**RECORDED DATA**
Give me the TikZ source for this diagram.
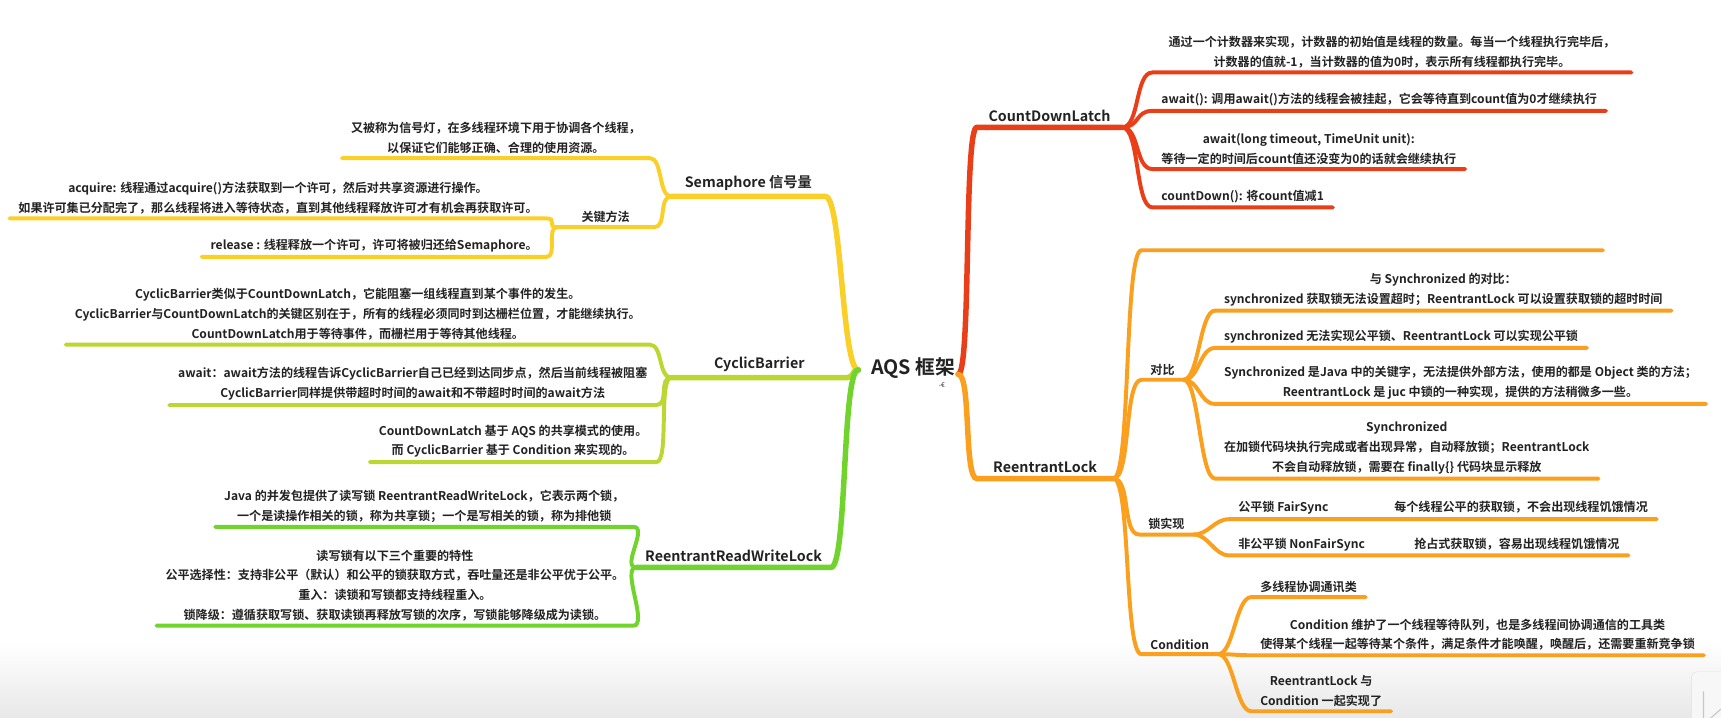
\documentclass[tikz,border=0pt]{standalone}
\usepackage{fontspec}
\setmainfont{Noto Sans CJK SC}[BoldFont={* Bold}]
\definecolor{branchRed}{RGB}{233,62,24}
\definecolor{branchOrange}{RGB}{250,160,30}
\definecolor{branchYellow}{RGB}{250,208,40}
\definecolor{branchLime}{RGB}{188,214,50}
\definecolor{branchGreen}{RGB}{112,212,44}
\definecolor{inkGray}{RGB}{34,34,34}

\begin{document}
\begin{tikzpicture}[x=1pt,y=-1pt,
    leaf/.style={inner xsep=8pt, inner ysep=4pt, align=center, text=inkGray,
      font=\fontsize{11}{18}\selectfont\bfseries},
    rleaf/.style={leaf, anchor=south west},
    lleaf/.style={leaf, anchor=south east},
    head/.style={leaf, inner ysep=5pt, font=\fontsize{13}{16}\selectfont\bfseries},
    rhead/.style={head, anchor=south west},
    lhead/.style={head, anchor=south east},
    trunk/.style={line width=5pt, line cap=round},
    twig/.style={line width=3.6pt, line cap=round}]
  \useasboundingbox (0,0) rectangle (1568,654);
  \shade[top color=white, bottom color=black!9] (0,585) rectangle (1568,654);
  \draw[black!12, fill=black!3, rounded corners=5pt] (1541,612) rectangle (1590,672);
  \draw[black!22, line width=1pt] (1552,630) -- (1552,660) -- (1568,646);

  % centre
  \node[font=\fontsize{18}{20}\selectfont\bfseries, text=inkGray] (aqs) at (832,335) {AQS 框架};
  \node[font=\fontsize{6}{7}\selectfont, text=inkGray] (aqsmark) at (858,351) {-€};
  \coordinate (aqsL) at (782,337);
  \coordinate (aqsR) at (873,341);

  % CountDownLatch
  \node[rhead, minimum width=132pt] (cdl) at (890,116) {CountDownLatch};
  \node[rleaf, minimum width=436pt] (cdl1) at (1050,66) {通过一个计数器来实现，计数器的初始值是线程的数量。每当一个线程执行完毕后，\\计数器的值就-1，当计数器的值为0时，表示所有线程都执行完毕。};
  \node[rleaf] (cdl2) at (1050,101) {await(): 调用await()方法的线程会被挂起，它会等待直到count值为0才继续执行};
  \node[rleaf] (cdl3) at (1050,154) {await(long timeout, TimeUnit unit):\\等待一定的时间后count值还没变为0的话就会继续执行};
  \node[rleaf] (cdl4) at (1050,189) {countDown(): 将count值减1};

  % ReentrantLock
  \node[rhead, minimum width=124pt] (rl) at (890,436) {ReentrantLock};
  \node[rleaf, minimum width=420pt, minimum height=8pt] (rl0) at (1040,228) {};
  \node[rleaf] (cmp) at (1040,346) {对比};
  \node[rleaf] (impl) at (1038,487) {锁实现};
  \node[rleaf] (cond) at (1040,596) {Condition};
  \node[rleaf] (cmp1) at (1107,283) {与 Synchronized 的对比：\\synchronized 获取锁无法设置超时；ReentrantLock 可以设置获取锁的超时时间};
  \node[rleaf] (cmp2) at (1107,317) {synchronized 无法实现公平锁、ReentrantLock 可以实现公平锁};
  \node[rleaf] (cmp3) at (1107,368) {Synchronized 是Java 中的关键字，无法提供外部方法，使用的都是 Object 类的方法；\\ReentrantLock 是 juc 中锁的一种实现，提供的方法稍微多一些。};
  \node[rleaf] (cmp4) at (1107,436) {Synchronized\\在加锁代码块执行完成或者出现异常，自动释放锁；ReentrantLock\\不会自动释放锁，需要在 finally\{\} 代码块显示释放};
  \node[rleaf] (impl1) at (1120,473) {公平锁 FairSync\hspace{60pt}每个线程公平的获取锁，不会出现线程饥饿情况};
  \node[rleaf] (impl2) at (1120,506) {非公平锁 NonFairSync\hspace{45pt}抢占式获取锁，容易出现线程饥饿情况};
  \node[rleaf] (cond1) at (1140,544) {多线程协调通讯类};
  \node[rleaf] (cond2) at (1140,597) {Condition 维护了一个线程等待队列，也是多线程间协调通信的工具类\\使得某个线程一起等待某个条件，满足条件才能唤醒，唤醒后，还需要重新竞争锁};
  \node[rleaf] (cond3) at (1140,648) {ReentrantLock 与\\Condition 一起实现了};

  % Semaphore
  \node[lhead, minimum width=140pt] (sem) at (752,179) {Semaphore 信号量};
  \node[lleaf] (sem1) at (592,144) {又被称为信号灯，在多线程环境下用于协调各个线程，\\以保证它们能够正确、合理的使用资源。};
  \node[lleaf, minimum width=88pt] (keym) at (596,207) {关键方法};
  \node[lleaf] (acq) at (498,199) {acquire: 线程通过acquire()方法获取到一个许可，然后对共享资源进行操作。\\如果许可集已分配完了，那么线程将进入等待状态，直到其他线程释放许可才有机会再获取许可。};
  \node[lleaf] (rel) at (498,234) {release : 线程释放一个许可，许可将被归还给Semaphore。};

  % CyclicBarrier
  \node[lhead, minimum width=160pt] (cb) at (772,344) {CyclicBarrier};
  \node[lleaf] (cb1) at (592,314) {CyclicBarrier类似于CountDownLatch，它能阻塞一组线程直到某个事件的发生。\\CyclicBarrier与CountDownLatch的关键区别在于，所有的线程必须同时到达栅栏位置，才能继续执行。\\CountDownLatch用于等待事件，而栅栏用于等待其他线程。};
  \node[lleaf] (cb2) at (598,369) {await：await方法的线程告诉CyclicBarrier自己已经到达同步点，然后当前线程被阻塞\\CyclicBarrier同样提供带超时时间的await和不带超时时间的await方法};
  \node[lleaf] (cb3) at (598,421) {CountDownLatch 基于 AQS 的共享模式的使用。\\而 CyclicBarrier 基于 Condition 来实现的。};

  % ReentrantReadWriteLock
  \node[lhead, minimum width=160pt] (rrwl) at (757,517) {ReentrantReadWriteLock};
  \node[lleaf] (rw1) at (577,480) {Java 的并发包提供了读写锁 ReentrantReadWriteLock，它表示两个锁，\\一个是读操作相关的锁，称为共享锁；一个是写相关的锁，称为排他锁};
  \node[lleaf] (rw2) at (577,570) {读写锁有以下三个重要的特性\\公平选择性：支持非公平（默认）和公平的锁获取方式，吞吐量还是非公平优于公平。\\重入：读锁和写锁都支持线程重入。\\锁降级：遵循获取写锁、获取读锁再释放写锁的次序，写锁能够降级成为读锁。};

  % main branches
  \draw[branchRed, trunk] (aqsR) .. controls +(12,0) and +(-12,0) .. (cdl.south west) -- (cdl.south east);
  \draw[branchOrange, trunk] (aqsR) .. controls +(12,0) and +(-12,0) .. (rl.south west) -- (rl.south east);
  \draw[branchYellow, trunk] (aqsL) .. controls +(-15,0) and +(15,0) .. (sem.south east) -- (sem.south west);
  \draw[branchLime, trunk] (aqsL) .. controls +(-6,0) and +(6,0) .. (cb.south east) -- (cb.south west);
  \draw[branchGreen, trunk] (aqsL) .. controls +(-15,0) and +(15,0) .. (rrwl.south east) -- (rrwl.south west);

  % sub branches
  \foreach \n in {cdl1,cdl2,cdl3,cdl4}
    \draw[branchRed, twig] (cdl.south east) .. controls +(16,0) and +(-16,0) .. (\n.south west) -- (\n.south east);
  \foreach \n in {rl0,cmp,impl,cond}
    \draw[branchOrange, twig] (rl.south east) .. controls +(16,0) and +(-16,0) .. (\n.south west) -- (\n.south east);
  \foreach \n in {cmp1,cmp2,cmp3,cmp4}
    \draw[branchOrange, twig] (cmp.south east) .. controls +(14,0) and +(-14,0) .. (\n.south west) -- (\n.south east);
  \foreach \n in {impl1,impl2}
    \draw[branchOrange, twig] (impl.south east) .. controls +(14,0) and +(-14,0) .. (\n.south west) -- (\n.south east);
  \foreach \n in {cond1,cond2,cond3}
    \draw[branchOrange, twig] (cond.south east) .. controls +(14,0) and +(-14,0) .. (\n.south west) -- (\n.south east);
  \foreach \n in {sem1,keym}
    \draw[branchYellow, twig] (sem.south west) .. controls +(-12,0) and +(12,0) .. (\n.south east) -- (\n.south west);
  \foreach \n in {acq,rel}
    \draw[branchYellow, twig] (keym.south west) .. controls +(-10,0) and +(10,0) .. (\n.south east) -- (\n.south west);
  \foreach \n in {cb1,cb2,cb3}
    \draw[branchLime, twig] (cb.south west) .. controls +(-12,0) and +(12,0) .. (\n.south east) -- (\n.south west);
  \foreach \n in {rw1,rw2}
    \draw[branchGreen, twig] (rrwl.south west) .. controls +(-14,0) and +(14,0) .. (\n.south east) -- (\n.south west);
\end{tikzpicture}
\end{document}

**TASK STATEMENT**
Only the lines from the start of the material through the line containing "(aqsR) at (873,341);" should be transcribed. Pictures stay out.

**PROBLEM SOLUTION**
Give me the TikZ source for this diagram.
\documentclass[tikz,border=0pt]{standalone}
\usepackage{fontspec}
\setmainfont{Noto Sans CJK SC}[BoldFont={* Bold}]
\definecolor{branchRed}{RGB}{233,62,24}
\definecolor{branchOrange}{RGB}{250,160,30}
\definecolor{branchYellow}{RGB}{250,208,40}
\definecolor{branchLime}{RGB}{188,214,50}
\definecolor{branchGreen}{RGB}{112,212,44}
\definecolor{inkGray}{RGB}{34,34,34}

\begin{document}
\begin{tikzpicture}[x=1pt,y=-1pt,
    leaf/.style={inner xsep=8pt, inner ysep=4pt, align=center, text=inkGray,
      font=\fontsize{11}{18}\selectfont\bfseries},
    rleaf/.style={leaf, anchor=south west},
    lleaf/.style={leaf, anchor=south east},
    head/.style={leaf, inner ysep=5pt, font=\fontsize{13}{16}\selectfont\bfseries},
    rhead/.style={head, anchor=south west},
    lhead/.style={head, anchor=south east},
    trunk/.style={line width=5pt, line cap=round},
    twig/.style={line width=3.6pt, line cap=round}]
  \useasboundingbox (0,0) rectangle (1568,654);
  \shade[top color=white, bottom color=black!9] (0,585) rectangle (1568,654);
  \draw[black!12, fill=black!3, rounded corners=5pt] (1541,612) rectangle (1590,672);
  \draw[black!22, line width=1pt] (1552,630) -- (1552,660) -- (1568,646);

  % centre
  \node[font=\fontsize{18}{20}\selectfont\bfseries, text=inkGray] (aqs) at (832,335) {AQS 框架};
  \node[font=\fontsize{6}{7}\selectfont, text=inkGray] (aqsmark) at (858,351) {-€};
  \coordinate (aqsL) at (782,337);
  \coordinate (aqsR) at (873,341);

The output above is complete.